FCC to Handle Privacy, Net Neutrality

By Kenneth Corbin
April 6, 2009

WASHINGTON -- Few tech policy debates are plumped up with more rhetoric than those concerning Net neutrality and privacy restrictions for advertisers. It should be a noisy year at the Federal Communications Commission.

Here at the Cable Show, the annual conference hosted by the National Cable and Telecommunications Association, advisors to the three current commissioners outlined some of the simmering issues that are likely to boil up at the FCC this year, and those two are on the short list.

Rick Chessen, acting chief of staff for interim FCC Chairman Michael Copps, said the agency could move toward adding to its Internet policy statement a fifth principle that would explicitly bar ISPs from discriminating against certain traffic on their networks.

"The principle would be one of nondiscrimination, but you would recognize the need for reasonable network management," Chessen said.

The FCC's broadband principles comprised the policy document that was at the center of last year's action against Comcast, where the agency found that the cable giant had unfairly blocked peer-to-peer traffic on its network without notifying its subscribers it was doing so. The new principle Chessen suggested would seek to clarify the agency's stance against the selective blocking of traffic.

Comcast is challenging last year's ruling in a court case where the outcome could broadly shape how Congress proceed with Net neutrality policy.

Rosemary Harold, the legal advisor to Republican Commissioner Robert McDowell, said her boss is more cautious than the two Democrats on the matter.

"He's on a different page," Harold said. "He doesn't think at this point there's a need to move forward before we get some guidance from the court." McDowell voted against the motion to punish Comcast in August.

At the moment, the FCC is in shape-shifting mode thanks to the post-election bureaucratic shuffle in Washington. With the departures of two Republican commissioners, the five-person agency is down to three.

Of those, Commissioner Jonathan Adelstein has been appointed to head the Rural Utilities Service, a division of the Department of Agriculture, and Copps will only head the agency until Obama's pick for chairman, Julius Genachowski, is confirmed by the Senate.

As a practical matter, Chessen said the commission wouldn't take any actions to shore up its position on Net neutrality until the new leadership was in place.

Aside from the staffing upheaval, the commission also has some more pressing issues than Net neutrality on its plate. Chief among them is the transition to digital television set for June 12.

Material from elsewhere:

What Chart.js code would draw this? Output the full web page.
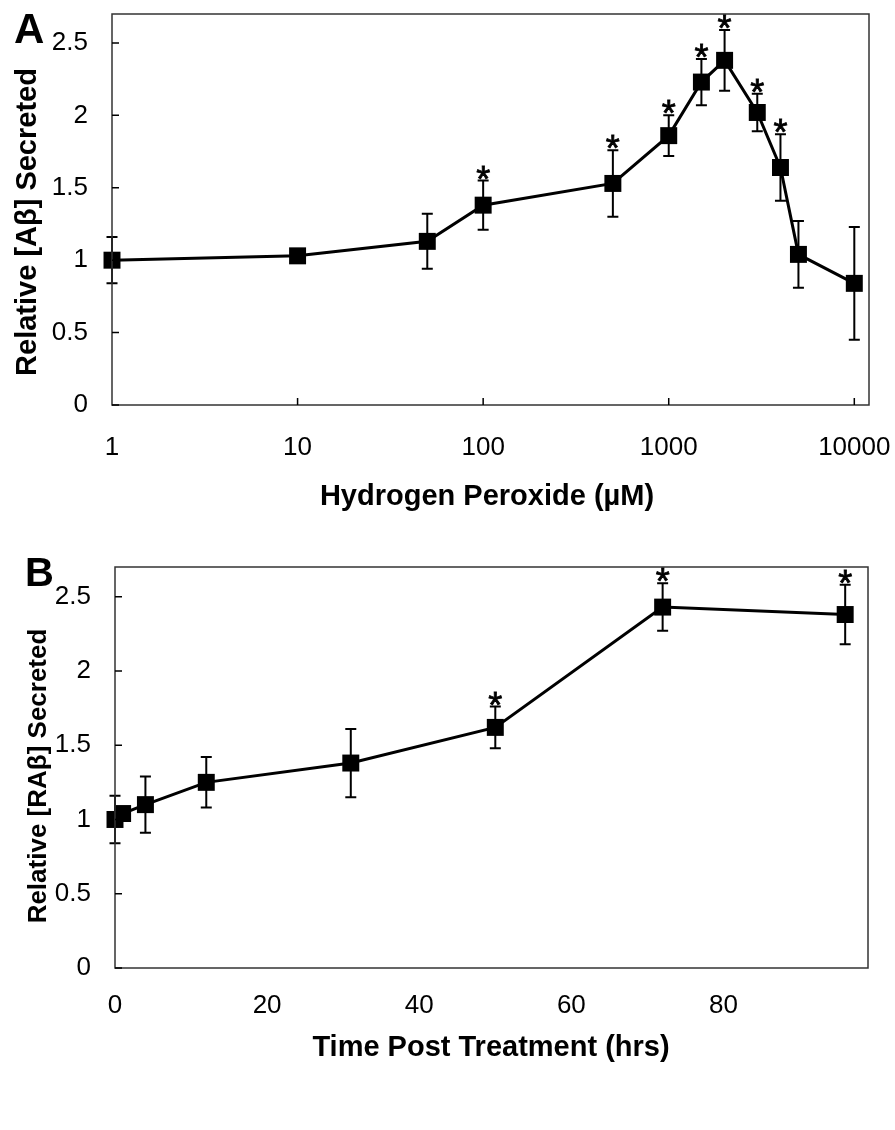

The commission is also deeply involved in the broadband portion of the economic stimulus package, serving as a technical advisor to the agencies that will be dispersing the $7.2 billion for new networks and other projects. The bill also directs the FCC to develop and report to Congress a comprehensive national broadband strategy by next February.

But the cable folks on hand for the show may have already heard enough about that. From the outset, today's panel was designed as a welcome break from the steady drumbeat of discussions on the disposition of the stimulus grants.

For the FCC to wade into the privacy debate would be a bit of a departure. The Federal Trade Commission has generally run herd on questions about how much personal information Web companies should be able to collect, store and sell.

While the FCC isn't likely to get into the weeds about whether IP address should be considered personally identifiable information or how tracking cookies should be properly handled, Chessen suggested that it could become more active in the broader privacy debate that is expected to spill into other types of media.

"I think it's been a sleeper issue for a while," he said. "At the FCC it may be the online stuff, but it may also be interactive television."

Interactive television is one of those technologies whose hype preceded its fruition by many years. Today, firms like TiVo are still tinkering with advertising and e-commerce applications for the television, and the Internet-enabled living room is still a long way off for most households.

But things are changing. Friday morning at the NCTA show, the CEO of Canoe Ventures talked up his company's progress in bringing new, data-rich advertising technology that promises to target TV ads to the viewers most likely to be interested in a model very similar to the behavioral targeting already in wide use on the Web today.

And with data-driven ad targeting comes concerns over consumer privacy, which, in the case of the television industry, could be red meat for the FCC.

"It hasn't really happened with television yet, but I think we're going to get there," Chessen said.